HIGH street music retailer HMV last week announced that it is appointing Deloitte as administrators, putting over 4,000 jobs at risk.
However the company says it is keeping all eleven Northern Ireland stores open - including the one in Coleraine’s Diamond Centre - while they seek a buyer.
Chief executive Trevor Moore insisted there was a place for HMV on the high street and said he was “confident that we will find a solution.
“I would like to personally pay tribute to the 4,500 people who work for HMV. Clearly this is a very worrying time for them and their families,” he said.
The news makes HMV the latest in a succession of shops to fall into trouble following a difficult trading period for Northern Ireland’s retailers and the challenge from online stores.
Consumers who have HMV gift vouchers or cards will not be able to redeem them but should hold onto the gift voucher or card in case a buyer for the company is found.
Dan Wagner, CEO and Chairman of mPowa and Powa Technologies, which is responsible for implementing online and mobile retail platforms for some of the leading high street names, said, “Although HMV has introduced various promotions to drive sales, the shift in the way consumers are buying goods has had far-reaching implications.
“Internet shopping is now more popular in the UK than any other country in the world, with UK spending an average of £1,083 a year on shopping online. While this is good news for British ecommerce businesses, those that didn’t have a digitally focused strategy from the outset are now playing catch-up and the consequences are clear to see.
“Although HMV responded to its changing customer demands by moving towards a technology focused strategy with the sale of headphones and tablets, it appears by today’s announcement that this strategy has not been able to compensate for the fall in CD and DVD revenue. Competition from iTunes and Amazon seems to have contributed to the fall in sales for HMV.”
Wagner warned: “Many retailers in Northern Ireland could succumb to a similar fate because of the cumulative effect of poor sales throughout the year. Retailers have to stay ahead of the game and have an effective online and offline strategy in place if they are to survive in this new technology-focused era.”

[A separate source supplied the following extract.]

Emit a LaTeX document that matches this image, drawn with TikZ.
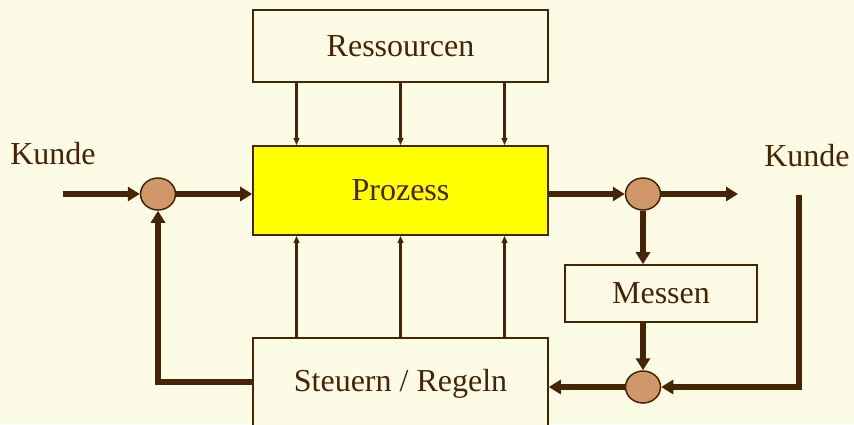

Antoinette McKeown, Chief Executive of the Consumer Council said: “HMV has announced their policy is not to accept gift vouchers or cards or issue any more. It’s at the discretion of the administrator to allow consumers to redeem any form of gift card or voucher.
“If a new buyer is found, the new owner may honour the gift vouchers or cards so consumers should hold onto their vouchers or cards.
“If you have HMV goods that you want to exchange or return, you are not legally entitled to a refund or exchange unless the item is faulty. If the item is faulty, your rights under the Sale of Goods Act will apply and HMV must replace the faulty item or provide a refund.
“Given the current economic climate, the Consumer Council would encourage consumers who have gift vouchers or cards and credit notes for any retailer to use them as soon as possible. Consumers should also think about how they pay for goods or services in order to protect them against a retailer going out of business.”